Ce qui conduit à regarder, en second lieu, du côté du contrôle, de la régulation et des critères de choix des dirigeants. Inévitablement, on s’interroge sur la relation qui s’instaure entre une entreprise, son conseil d’administration et sa tutelle : s’il n’est pas besoin d’être grand clerc pour être convaincu de la fragilité du groupe audiovisuel, en avoir une vision précise suppose une circulation rapide des informations et l’exercice d’un regard affûté sur les comptes. La qualité de la transmission des informations a-t-elle été satisfaisante ou sa sincérité peut-elle être discutée ? La question est légitime : par exemple, sur la conduite du chantier de rénovation ou sur le fonctionnement des orchestres (que la tutelle audiovisuelle s’estime peu apte à examiner, quand la tutelle musicale est tout simplement absente, au motif qu’il s’agit d’une entreprise… du secteur audiovisuel !). Mais plus encore, comment s’opère le choix d’un président d’entreprise ? La situation stratégique et économique est-elle véritablement débattue ? Et la réforme récente des modalités de nomination des présidents d’entreprises publiques du secteur audiovisuel a-t-elle rempli son office ?
La double séquence, Radio France et France Télévisions, apporte en tout cas la preuve qu’elle n’a pas produit les effets attendus. Le rejet de la nomination des présidents de l’audiovisuel public par le chef de l’État s’explique par la volonté de mettre le secteur de l’information à l’abri du pouvoir politique, même avec une pluralité de l’offre qui nous éloigne du risque de monopole. En confiant la nomination à une autorité dont l’indépendance devrait garantir un regard d’abord technique sur les questions posées, on croyait se mettre à l’abri des contingences politiques et du souci médiatique. Or de toute évidence, l’assignation à chacun des acteurs de sa juste place n’est pas atteinte. L’État a cru que ne nommant plus, il ne pouvait plus rien dire sur l’entreprise et ses projets. Le régulateur s’est pensé prince à la place du prince, en en reprenant les traits les plus critiqués : sensible au jeu des pouvoirs et plus encore au miroir que lui tendent les commentateurs ; en quête d’un bon coup plutôt que de raison ; donnant le sentiment d’inventer des règles en marchant plutôt que de définir une procédure simple, juste et surtout connue de tous en amont ; alimentant ce faisant le vain discours de la transparence fantasmée en forme de tribunal populaire. Le bilan est malheureusement sans appel, soit que l’institution ait été incapable de tenir sa place, soit que la réforme votée en 2013 n’ait pas été assez profonde pour produire les effets attendus.

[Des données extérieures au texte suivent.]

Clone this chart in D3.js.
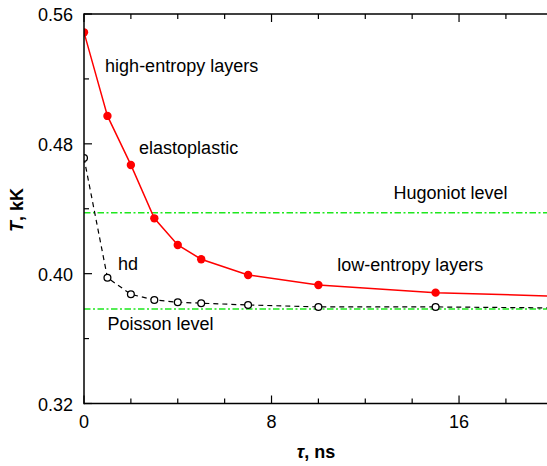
<!DOCTYPE html>
<html>
<head>
<meta charset="utf-8">
<script src="https://cdn.jsdelivr.net/npm/d3@7/dist/d3.min.js"></script>
<style>
html,body{margin:0;padding:0;background:#fff;}
svg{display:block;font-family:"Liberation Sans",Arial,sans-serif;}
</style>
</head>
<body>
<svg id="chart" width="547" height="466"></svg>
<script>
// ---- data ----
const times = [0, 1, 2, 3, 4, 5, 7, 10, 15];
const elastoplasticT = [0.5487, 0.4972, 0.4670, 0.4341, 0.4177, 0.4089, 0.3992, 0.3930, 0.3883];
const hdT = [0.4713, 0.3975, 0.3873, 0.3838, 0.3824, 0.3818, 0.3807, 0.3795, 0.3795];
const lineEndTime = 20;
const elastoplasticEndT = 0.3862;
const hdEndT = 0.3789;
const hugoniotLevel = 0.4376;
const poissonLevel = 0.3782;
const xMajorTicks = [0, 8, 16];
const xMinorTicks = [2, 4, 6, 10, 12, 14, 18];
const yMajorTicks = [0.32, 0.40, 0.48, 0.56];
const yMinorTicks = [0.36, 0.44, 0.52];
const annotations = [
  {text: "high-entropy layers", t: 0.9, T: 0.524},
  {text: "elastoplastic", t: 2.35, T: 0.4738},
  {text: "Hugoniot level", t: 13.2, T: 0.4457},
  {text: "low-entropy layers", t: 10.8, T: 0.4014},
  {text: "hd", t: 1.45, T: 0.4020},
  {text: "Poisson level", t: 1.0, T: 0.3650}
];

(function () {
// ---- layout ----
const svg = d3.select("#chart");
const pLeft = 84, pRight = 552.8, pTop = 14, pBottom = 403.5;
const x = d3.scaleLinear().domain([0, 20]).range([pLeft, pRight]);
const y = d3.scaleLinear().domain([0.32, 0.56]).range([pBottom, pTop]);

svg.append("defs").append("clipPath").attr("id", "plotclip")
  .append("rect").attr("x", pLeft).attr("y", pTop).attr("width", pRight - pLeft).attr("height", pBottom - pTop);

const plot = svg.append("g").attr("clip-path", "url(#plotclip)");

// reference levels
[hugoniotLevel, poissonLevel].forEach(v => {
  plot.append("line")
    .attr("x1", x(0)).attr("x2", x(20))
    .attr("y1", y(v)).attr("y2", y(v))
    .attr("stroke", "#1ee81e").attr("stroke-width", 1.5)
    .attr("stroke-dasharray", "6.5,2.5,2,2.5");
});

const line = d3.line().x(d => x(d[0])).y(d => y(d[1]));
const elastoData = times.map((t, i) => [t, elastoplasticT[i]]).concat([[lineEndTime, elastoplasticEndT]]);
const hdData = times.map((t, i) => [t, hdT[i]]).concat([[lineEndTime, hdEndT]]);

plot.append("path").datum(hdData).attr("d", line)
  .attr("fill", "none").attr("stroke", "#000").attr("stroke-width", 1.2)
  .attr("stroke-dasharray", "5,4");

plot.append("path").datum(elastoData).attr("d", line)
  .attr("fill", "none").attr("stroke", "#ff0000").attr("stroke-width", 1.5);

plot.selectAll("circle.hd").data(times).enter().append("circle")
  .attr("cx", (d) => x(d)).attr("cy", (d, i) => y(hdT[i])).attr("r", 3.4)
  .attr("fill", "#fff").attr("stroke", "#000").attr("stroke-width", 1.3);

plot.selectAll("circle.ep").data(times).enter().append("circle")
  .attr("cx", (d) => x(d)).attr("cy", (d, i) => y(elastoplasticT[i])).attr("r", 4.2)
  .attr("fill", "#ff0000");

// axes frame
const ax = svg.append("g").attr("stroke", "#000").attr("stroke-width", 1.5).attr("fill", "none");
ax.append("line").attr("x1", pLeft).attr("x2", pLeft).attr("y1", pTop - 0.75).attr("y2", pBottom + 0.75);
ax.append("line").attr("x1", pLeft).attr("x2", pRight).attr("y1", pBottom).attr("y2", pBottom);
ax.append("line").attr("x1", pLeft).attr("x2", pRight).attr("y1", pTop).attr("y2", pTop);

// ticks (inward)
const tk = svg.append("g").attr("stroke", "#000").attr("stroke-width", 1.2);
xMajorTicks.forEach(t => {
  tk.append("line").attr("x1", x(t)).attr("x2", x(t)).attr("y1", pBottom).attr("y2", pBottom - 8);
  tk.append("line").attr("x1", x(t)).attr("x2", x(t)).attr("y1", pTop).attr("y2", pTop + 8);
});
xMinorTicks.forEach(t => {
  tk.append("line").attr("x1", x(t)).attr("x2", x(t)).attr("y1", pBottom).attr("y2", pBottom - 5);
  tk.append("line").attr("x1", x(t)).attr("x2", x(t)).attr("y1", pTop).attr("y2", pTop + 5);
});
yMajorTicks.forEach(v => {
  tk.append("line").attr("x1", pLeft).attr("x2", pLeft + 8).attr("y1", y(v)).attr("y2", y(v));
});
yMinorTicks.forEach(v => {
  tk.append("line").attr("x1", pLeft).attr("x2", pLeft + 5).attr("y1", y(v)).attr("y2", y(v));
});

// tick labels
svg.selectAll("text.xt").data(xMajorTicks).enter().append("text")
  .attr("x", d => x(d)).attr("y", 428).attr("text-anchor", "middle")
  .attr("font-size", 18).text(d => d);
svg.selectAll("text.yt").data(yMajorTicks).enter().append("text")
  .attr("x", 73).attr("y", d => y(d) + 7).attr("text-anchor", "end")
  .attr("font-size", 18).text(d => d.toFixed(2));

// axis titles
const xt = svg.append("text").attr("x", 316).attr("y", 458).attr("text-anchor", "middle")
  .attr("font-size", 18).attr("font-weight", "bold");
xt.append("tspan").attr("font-style", "italic").text("τ");
xt.append("tspan").text(", ns");

const yt = svg.append("text").attr("transform", "translate(23,210) rotate(-90)")
  .attr("text-anchor", "middle").attr("font-size", 18).attr("font-weight", "bold");
yt.append("tspan").attr("font-style", "italic").text("T");
yt.append("tspan").text(", kK");

// annotations
svg.selectAll("text.ann").data(annotations).enter().append("text")
  .attr("x", d => x(d.t)).attr("y", d => y(d.T))
  .attr("font-size", 18).text(d => d.text);
})();
</script>
</body>
</html>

Certes, l’État actionnaire a su tirer les premiers enseignements de l’épisode de Radio France et ce avant même l’irruption de la crise dont nous parlons, en réinvestissant son rôle d’actionnaire et en clarifiant ainsi la répartition des rôles, grâce à l’énoncé, en amont de la nomination du président de France Télévisions, de la feuille de route qui lui sera confiée. Mais cette avancée n’est visiblement pas suffisante.

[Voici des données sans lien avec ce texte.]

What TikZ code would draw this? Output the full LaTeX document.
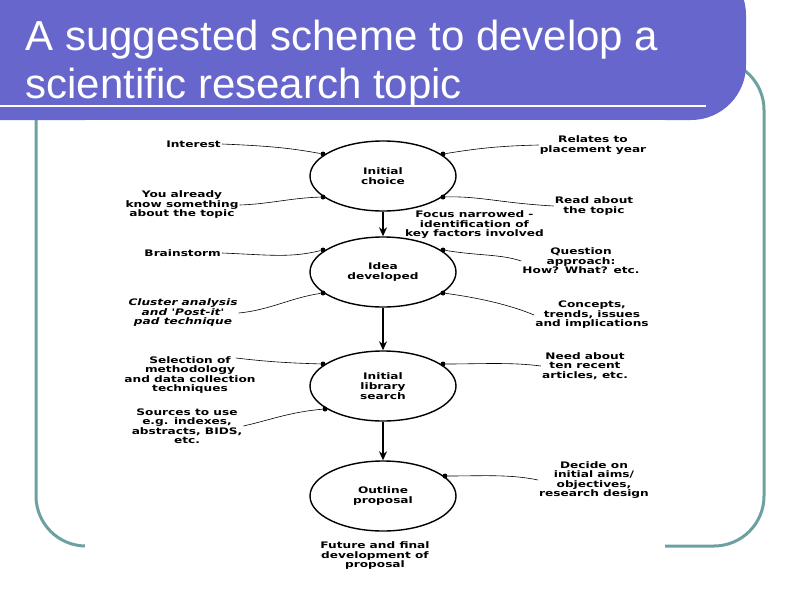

Sans doute fallait-il aller au bout du processus de dépolitisation des nominations (qui supposait de dépolitiser aussi la nomination des membres du Csa, ou mieux encore de ne pas mêler nomination et régulation, par exemple en confiant la première à un conseil d’administration lui-même profondément redéfini) ; et sans doute aurait-on pu aller plus loin dans l’énoncé des règles de nomination, comme on l’a fait dans le passé pour les établissements publics de coopération culturelle.
Le besoin de règles
En tout état de cause, la crise qu’a vécue Radio France, et du simple fait qu’elle se situe à peine un an après l’arrivée d’un président nommé selon cette nouvelle procédure, fragilise incontestablement l’autorité de nomination et conduit à s’interroger sur sa capacité à jouer le rôle qui lui a été donné. À s’interroger même sur la capacité d’une autorité à ce point soumise aux attendus du jeu médiatique et des appétits de pouvoir à tenir la place d’un régulateur. Plus largement, à se reposer la question des règles dont a besoin toute société humaine pour fonctionner sereinement, règles qui font douloureusement défaut. Jusque dans les rebondissements qui ont suivi, même s’ils sont venus d’ailleurs : de l’Ina côté dépenses inconsidérées (provoquant une juste stupeur) ; de France Télévisions côté modalités de nomination (restées tout aussi surprenantes que pour Radio France précisément parce que, jamais énoncées, elles laissent place à la surprise, non pas quant au choix mais quant au processus lui-même). Dans les deux cas, et sans même avoir à se prononcer sur les agissements des uns ou les choix des autres, c’est la perte des repères et le mauvais fonctionnement des institutions qui dominent. Où sont les marques d’un contrôle efficace (autocontrôle, contrôle interne, contrôle externe) ? Où sont les marques d’une régulation efficace et sereine ? Où sont les règles qui permettraient d’agir et de décider ? C’est à une reprise des institutions qu’il faut travailler – comme on reprise une toile tristement vieillie pour la faire tenir, à moins de préférer en changer.
- 1.
Vingt-huit jours, la plus longue depuis 1968.
- 2.
100 000 € pour la réfection du bureau présidentiel, dont 60 000 € au titre de la restauration des décors historiques, le reste allant au renouvellement des revêtements et du mobilier ; le renouvellement d’une voiture de fonction ; 96 000 € pour un contrat de conseil en image.